Drugmakers’ Business Practices Draw Scrutiny
Three top California Medicaid officials in charge of pharmacy issues failed to disclose trips paid for by drug-industry funded business groups, California Watch/San Francisco Chronicle reports. Officials who are directly involved in setting drug policy and negotiating payments took about 12 trips paid for by these nonprofit business groups. The nonprofits hold conferences such as the those attended by the Medicaid officials and raise their money through fees from drug representatives who attend conferences, too.
A spokesman for California's Medicaid agency said drug representatives do not try to influence officials at these meetings. In one case, panels at one meeting ended by 11 a.m., giving way to a full schedule of socializing and networking events (Jewett, 3/1).
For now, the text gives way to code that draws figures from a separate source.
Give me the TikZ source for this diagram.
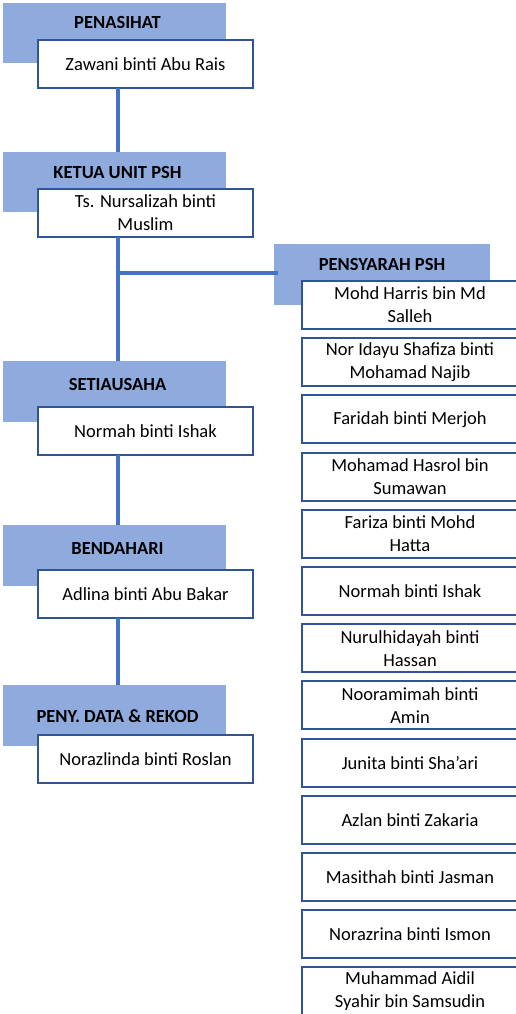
\documentclass[tikz,border=0pt]{standalone}
\usepackage{fontspec}
\setmainfont{Carlito}
\usepackage{tikz}
\definecolor{band}{HTML}{8FAADC}
\definecolor{edge}{HTML}{2F5597}
\definecolor{link}{HTML}{4472C4}
\tikzset{
  head/.style={fill=band, inner sep=0pt, outer sep=0pt, anchor=north west, minimum width=223pt},
  card/.style={draw=edge, fill=white, line width=2pt, inner sep=0pt, outer sep=0pt, anchor=north west,
    minimum width=215pt, minimum height=48pt, align=center, font=\fontsize{18.5}{23}\selectfont},
  staff/.style={card, minimum width=216pt},
  conn/.style={draw=link, line width=4pt},
  labh/.style={anchor=base, font=\fontsize{18.5}{22}\selectfont\bfseries}
}

\begin{document}
\begin{tikzpicture}[x=1pt, y=-1pt]
  \useasboundingbox (0,0) rectangle (516,1014);

  \coordinate (spine) at (117.5,0);
  \coordinate (br) at (117.5,273);

  % left column
  \node[head, minimum height=60pt] (hA) at (3,3) {};
  \node[head, minimum height=60pt] (hB) at (3,152) {};
  \node[head, minimum height=61pt] (hC) at (3,361) {};
  \node[head, minimum height=61pt] (hD) at (3,525) {};
  \node[head, minimum height=61pt] (hE) at (3,685) {};

  \node[labh] (tA) at (117.5,29) {PENASIHAT};
  \node[labh] (tB) at (117.5,178) {KETUA UNIT PSH};
  \node[labh] (tC) at (117.5,390) {SETIAUSAHA};
  \node[labh] (tD) at (117.5,554) {BENDAHARI};
  \node[labh] (tE) at (117.5,722) {PENY. DATA \& REKOD};

  \node[card] (wA) at (38,40) {Zawani binti Abu Rais};
  \node[card] (wB) at (38,189) {Ts. Nursalizah binti\\Muslim};
  \node[card] (wC) at (38,407) {Normah binti Ishak};
  \node[card] (wD) at (38,570) {Adlina binti Abu Bakar};
  \node[card] (wE) at (38,735) {Norazlinda binti Roslan};

  % right column
  \node[head, minimum width=216pt, minimum height=61pt] (hP) at (274,244) {};
  \node[labh] (tP) at (382,270) {PENSYARAH PSH};

  \node[staff] (s1) at (302,281) {Mohd Harris bin Md\\Salleh};
  \node[staff] (s2) at (302,338.2) {Nor Idayu Shafiza binti\\Mohamad Najib};
  \node[staff] (s3) at (302,395.4) {Faridah binti Merjoh};
  \node[staff] (s4) at (302,452.6) {Mohamad Hasrol bin\\Sumawan};
  \node[staff] (s5) at (302,509.8) {Fariza binti Mohd\\Hatta};
  \node[staff] (s6) at (302,567) {Normah binti Ishak};
  \node[staff] (s7) at (302,624.2) {Nurulhidayah binti\\Hassan};
  \node[staff] (s8) at (302,681.4) {Nooramimah binti\\Amin};
  \node[staff] (s9) at (302,738.6) {Junita binti Sha’ari};
  \node[staff] (s10) at (302,795.8) {Azlan binti Zakaria};
  \node[staff] (s11) at (302,853) {Masithah binti Jasman};
  \node[staff] (s12) at (302,910.2) {Norazrina binti Ismon};
  \node[staff] (s13) at (302,967.4) {Muhammad Aidil\\Syahir bin Samsudin};

  % links
  \draw[conn] (wA.south -| spine) -- (hB.north -| spine);
  \draw[conn] (wB.south -| spine) -- (hC.north -| spine);
  \draw[conn] (wC.south -| spine) -- (hD.north -| spine);
  \draw[conn] (wD.south -| spine) -- (hE.north -| spine);
  \draw[conn] (br) -- ([xshift=4pt]hP.west |- br);
\end{tikzpicture}
\end{document}
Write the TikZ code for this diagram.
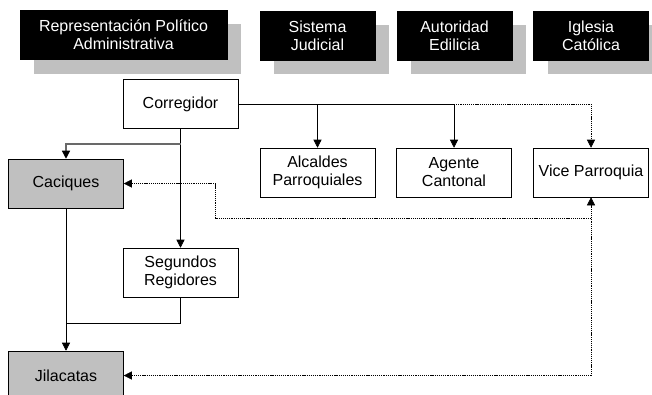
\documentclass[tikz,border=0pt]{standalone}
\usepackage{fontspec}
\setmainfont{Liberation Sans}
\usetikzlibrary{arrows.meta, shadows, calc}

\definecolor{shadowgray}{RGB}{192,192,192}
\definecolor{branchgray}{RGB}{105,105,105}

\begin{document}
\begin{tikzpicture}[
        x=0.75pt, y=-0.75pt,
        every node/.style={font=\fontsize{12}{13.5}\selectfont, align=center, inner sep=0pt},
        head/.style={fill=black, draw=black, text=white, minimum height=37pt,
            drop shadow={shadow xshift=10.5pt, shadow yshift=-10.5pt, fill=shadowgray, opacity=1}},
        unit/.style={draw, thin, fill=white, minimum width=86.25pt, minimum height=36.75pt},
        grayunit/.style={unit, fill=shadowgray},
        line/.style={thin, >={Triangle[length=6pt, width=6pt, color=black]}},
        dotline/.style={line, dash pattern=on 0.9pt off 0.7pt}
    ]
    \useasboundingbox (0,0) rectangle (652,394);

    % cabeceras
    \node[head, minimum width=155.25pt] (rep) at (123.5,35) {Representación Político\\Administrativa};
    \node[head, minimum width=86.25pt] (jud) at (317.5,35.5) {Sistema\\Judicial};
    \node[head, minimum width=86.25pt] (edil) at (454.5,35.5) {Autoridad\\Edilicia};
    \node[head, minimum width=86.25pt] (igl) at (591,35.5) {Iglesia\\Católica};

    % cargos
    \node[unit] (corr) at (180.5,104) {Corregidor};
    \node[unit] (alc) at (317.5,172.5) {Alcaldes\\Parroquiales};
    \node[unit] (agente) at (454,172.5) {Agente\\Cantonal};
    \node[unit] (vice) at (591,172.5) {Vice Parroquia};
    \node[grayunit] (cac) at (66,183.5) {Caciques};
    \node[unit] (seg) at (180.5,272.5) {Segundos\\Regidores};
    \node[grayunit] (jila) at (66,375.5) {Jilacatas};

    \coordinate (split) at (180.5,144);
    \coordinate (merge) at (66,323);
    \coordinate (tap) at (591,218);
    \coordinate (elbow) at (215,183.5);

    \draw[line, ->] (corr.east) -| (agente.north);
    \draw[line, ->] (alc.north |- corr.east) -- (alc.north);
    \draw[dotline, ->] (agente.north |- corr.east) -| (vice.north);

    \draw[line, ->] (corr.south) -- (seg.north);
    \draw[line, ->, draw=branchgray, line width=0.9pt] (split) -| (cac.north);
    \draw[line, ->] (cac.south) -- (jila.north);
    \draw[line] (seg.south) |- (merge);

    \draw[dotline, <->] (jila.east) -| (vice.south);
    \draw[dotline, ->] (tap) -| (elbow) -- (cac.east);

\end{tikzpicture}
\end{document}
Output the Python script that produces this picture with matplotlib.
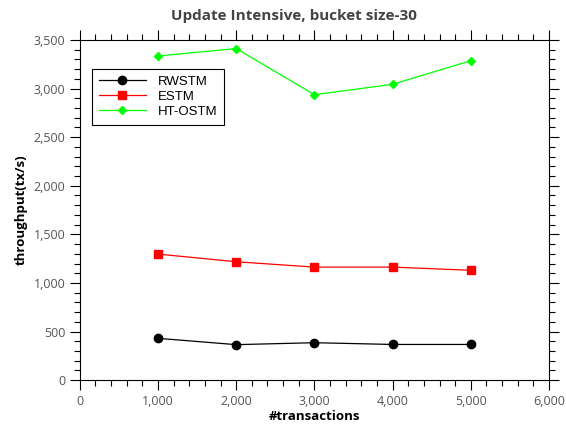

Another drug industry practice that's come under scrutiny is the hiring of doctors to promote medicines, the Buffalo News reports. For instance, one Buffalo diabetes specialist earned $79,037 in the first nine months of 2009 from Eli Lilly to discuss the company's products at 69 events. "Drug and medical device companies, as well as the doctors they pay to speak or consult, consider the programs educational and the fees fair compensation for the physicians' time and knowledge." A push by lawmakers, state governments, and medical schools to make such arrangements more transparent has led some companies to disclose them (Davis, 2/28).